##### Material provided

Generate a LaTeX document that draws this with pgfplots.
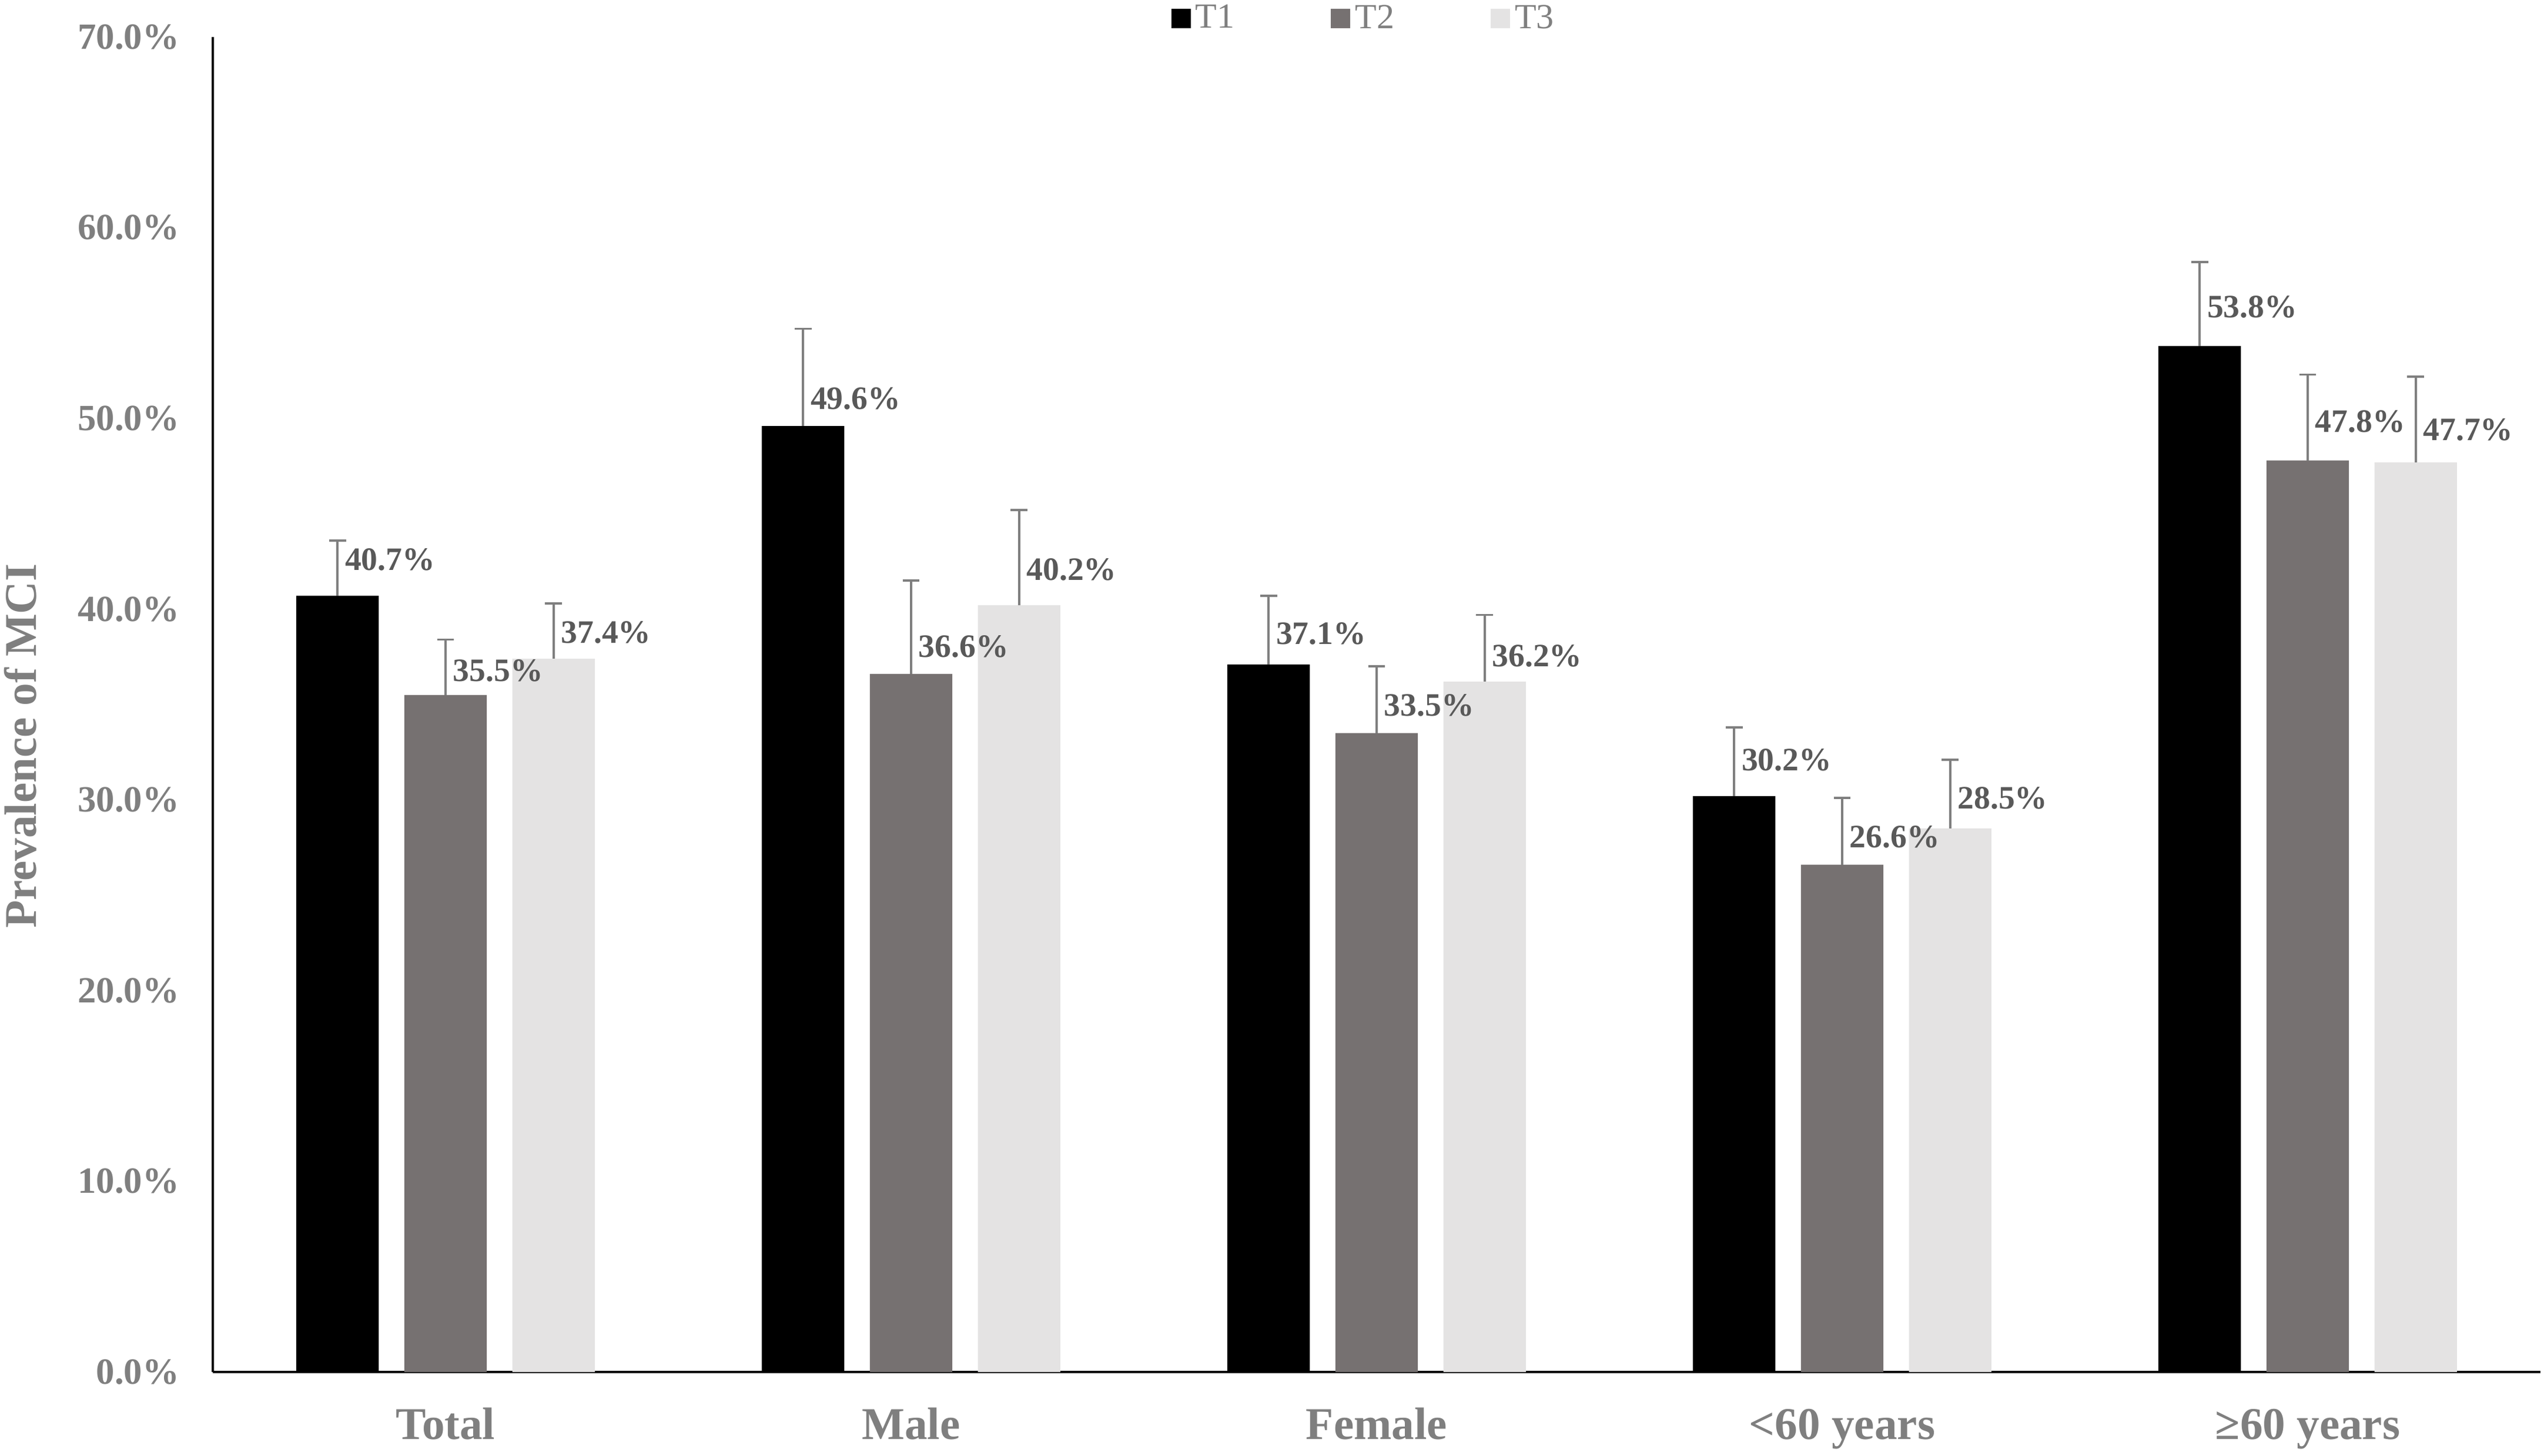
\documentclass[border=0pt]{standalone}
\usepackage{fontspec}
\setmainfont{Liberation Serif}
\usepackage{pgfplots}
\usepackage{pgfplotstable}
\pgfplotsset{compat=1.18}
\usetikzlibrary{calc}
\definecolor{cTone}{HTML}{000000}
\definecolor{cTtwo}{HTML}{767171}
\definecolor{cTthree}{HTML}{E4E3E3}
\definecolor{gtick}{HTML}{7F7F7F}
\definecolor{glab}{HTML}{595959}

\pgfplotstableread{
x y e dy
0 40.7 2.9 15.5
1 49.6 5.1 11.75
2 37.1 3.6 13
3 30.2 3.6 15.25
4 53.8 4.4 16.5
}\Tone
\pgfplotstableread{
x y e dy
0 35.5 2.9 10.25
1 36.6 4.9 11.75
2 33.5 3.5 11.75
3 26.6 3.5 11.75
4 47.8 4.5 16.5
}\Ttwo
\pgfplotstableread{
x y e dy
0 37.4 2.9 11.25
1 40.2 5.0 15.25
2 36.2 3.5 11
3 28.5 3.6 13
4 47.7 4.5 13.75
}\Tthree

\begin{document}
\begin{tikzpicture}
\begin{axis}[
  scale only axis,
  width=990pt, height=568pt,
  xmin=-0.5, xmax=4.5, ymin=0, ymax=70,
  enlargelimits=false,
  clip=false,
  axis x line=bottom, axis y line=left,
  axis line style={-, black, line width=1.1pt},
  major tick length=0pt,
  ytick={0,10,...,70},
  xtick={0,1,2,3,4},
  xticklabels={Total,Male,Female,<60 years,≥60 years},
  /pgf/number format/assume math mode=true,
  yticklabel={\pgfmathprintnumber[fixed,fixed zerofill,precision=1]{\tick}\%},
  yticklabel style={font=\fontsize{15.7}{18}\selectfont\bfseries, text=gtick, inner sep=0pt, anchor=east, xshift=-14pt},
  xticklabel style={font=\fontsize{19.3}{22}\selectfont\bfseries, text=gtick, inner sep=0pt, anchor=base, yshift=-28.75pt},
  ylabel={Prevalence of MCI},
  ylabel style={font=\fontsize{19.3}{22}\selectfont\bfseries, text=gtick, at={(axis description cs:-0.0826,0.469)}, anchor=center, rotate=0},
  ybar, bar width=0.177,
  legend style={at={(axis description cs:0.495,1.014)}, anchor=center, draw=none, fill=none,
    font=\fontsize{15}{17}\selectfont, text=gtick, legend columns=3,
    /tikz/every even column/.append style={column sep=39pt}},
  error bars/y dir=plus, error bars/y explicit,
  error bars/error bar style={color=gtick, line width=0.9pt},
  error bars/error mark options={rotate=90, color=gtick, line width=0.9pt, mark size=3.6pt},
  nodes near coords={\pgfmathprintnumber[fixed,fixed zerofill,precision=1]{\pgfplotspointmeta}\%},
  visualization depends on={\thisrow{dy}\as\dy},
  every node near coord/.append style={font=\fontsize{13.9}{16}\selectfont\bfseries, text=glab, anchor=west, inner sep=0pt, xshift=3pt, yshift=\dy pt},
]
\addplot[fill=cTone, draw=none, bar shift=-0.232,
  legend image code/.code={\fill[cTone] (0pt,-4.1pt) rectangle (8.25pt,4.1pt);}]
  table[x=x, y=y, y error plus=e]{\Tone};
\addplot[fill=cTtwo, draw=none, bar shift=0,
  legend image code/.code={\fill[cTtwo] (0pt,-4.1pt) rectangle (8.25pt,4.1pt);}]
  table[x=x, y=y, y error plus=e]{\Ttwo};
\addplot[fill=cTthree, draw=none, bar shift=0.232,
  legend image code/.code={\fill[cTthree] (0pt,-4.1pt) rectangle (8.25pt,4.1pt);}]
  table[x=x, y=y, y error plus=e]{\Tthree};
\legend{T1,T2,T3}
\coordinate (bl) at (rel axis cs:0,0);
\coordinate (tr) at (rel axis cs:1,1);
\end{axis}
\pgfresetboundingbox
\path[use as bounding box] ($(bl)+(-90.5pt,-35.75pt)$) rectangle ($(tr)+(1.5pt,15.75pt)$);
\end{tikzpicture}
\end{document}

##########

Print out the whole of the material word for word, without pictures.

Generate a LaTeX document that draws this with pgfplots.
\documentclass[border=0pt]{standalone}
\usepackage{fontspec}
\setmainfont{Liberation Serif}
\usepackage{pgfplots}
\usepackage{pgfplotstable}
\pgfplotsset{compat=1.18}
\usetikzlibrary{calc}
\definecolor{cTone}{HTML}{000000}
\definecolor{cTtwo}{HTML}{767171}
\definecolor{cTthree}{HTML}{E4E3E3}
\definecolor{gtick}{HTML}{7F7F7F}
\definecolor{glab}{HTML}{595959}

\pgfplotstableread{
x y e dy
0 40.7 2.9 15.5
1 49.6 5.1 11.75
2 37.1 3.6 13
3 30.2 3.6 15.25
4 53.8 4.4 16.5
}\Tone
\pgfplotstableread{
x y e dy
0 35.5 2.9 10.25
1 36.6 4.9 11.75
2 33.5 3.5 11.75
3 26.6 3.5 11.75
4 47.8 4.5 16.5
}\Ttwo
\pgfplotstableread{
x y e dy
0 37.4 2.9 11.25
1 40.2 5.0 15.25
2 36.2 3.5 11
3 28.5 3.6 13
4 47.7 4.5 13.75
}\Tthree

\begin{document}
\begin{tikzpicture}
\begin{axis}[
  scale only axis,
  width=990pt, height=568pt,
  xmin=-0.5, xmax=4.5, ymin=0, ymax=70,
  enlargelimits=false,
  clip=false,
  axis x line=bottom, axis y line=left,
  axis line style={-, black, line width=1.1pt},
  major tick length=0pt,
  ytick={0,10,...,70},
  xtick={0,1,2,3,4},
  xticklabels={Total,Male,Female,<60 years,≥60 years},
  /pgf/number format/assume math mode=true,
  yticklabel={\pgfmathprintnumber[fixed,fixed zerofill,precision=1]{\tick}\%},
  yticklabel style={font=\fontsize{15.7}{18}\selectfont\bfseries, text=gtick, inner sep=0pt, anchor=east, xshift=-14pt},
  xticklabel style={font=\fontsize{19.3}{22}\selectfont\bfseries, text=gtick, inner sep=0pt, anchor=base, yshift=-28.75pt},
  ylabel={Prevalence of MCI},
  ylabel style={font=\fontsize{19.3}{22}\selectfont\bfseries, text=gtick, at={(axis description cs:-0.0826,0.469)}, anchor=center, rotate=0},
  ybar, bar width=0.177,
  legend style={at={(axis description cs:0.495,1.014)}, anchor=center, draw=none, fill=none,
    font=\fontsize{15}{17}\selectfont, text=gtick, legend columns=3,
    /tikz/every even column/.append style={column sep=39pt}},
  error bars/y dir=plus, error bars/y explicit,
  error bars/error bar style={color=gtick, line width=0.9pt},
  error bars/error mark options={rotate=90, color=gtick, line width=0.9pt, mark size=3.6pt},
  nodes near coords={\pgfmathprintnumber[fixed,fixed zerofill,precision=1]{\pgfplotspointmeta}\%},
  visualization depends on={\thisrow{dy}\as\dy},
  every node near coord/.append style={font=\fontsize{13.9}{16}\selectfont\bfseries, text=glab, anchor=west, inner sep=0pt, xshift=3pt, yshift=\dy pt},
]
\addplot[fill=cTone, draw=none, bar shift=-0.232,
  legend image code/.code={\fill[cTone] (0pt,-4.1pt) rectangle (8.25pt,4.1pt);}]
  table[x=x, y=y, y error plus=e]{\Tone};
\addplot[fill=cTtwo, draw=none, bar shift=0,
  legend image code/.code={\fill[cTtwo] (0pt,-4.1pt) rectangle (8.25pt,4.1pt);}]
  table[x=x, y=y, y error plus=e]{\Ttwo};
\addplot[fill=cTthree, draw=none, bar shift=0.232,
  legend image code/.code={\fill[cTthree] (0pt,-4.1pt) rectangle (8.25pt,4.1pt);}]
  table[x=x, y=y, y error plus=e]{\Tthree};
\legend{T1,T2,T3}
\coordinate (bl) at (rel axis cs:0,0);
\coordinate (tr) at (rel axis cs:1,1);
\end{axis}
\pgfresetboundingbox
\path[use as bounding box] ($(bl)+(-90.5pt,-35.75pt)$) rectangle ($(tr)+(1.5pt,15.75pt)$);
\end{tikzpicture}
\end{document}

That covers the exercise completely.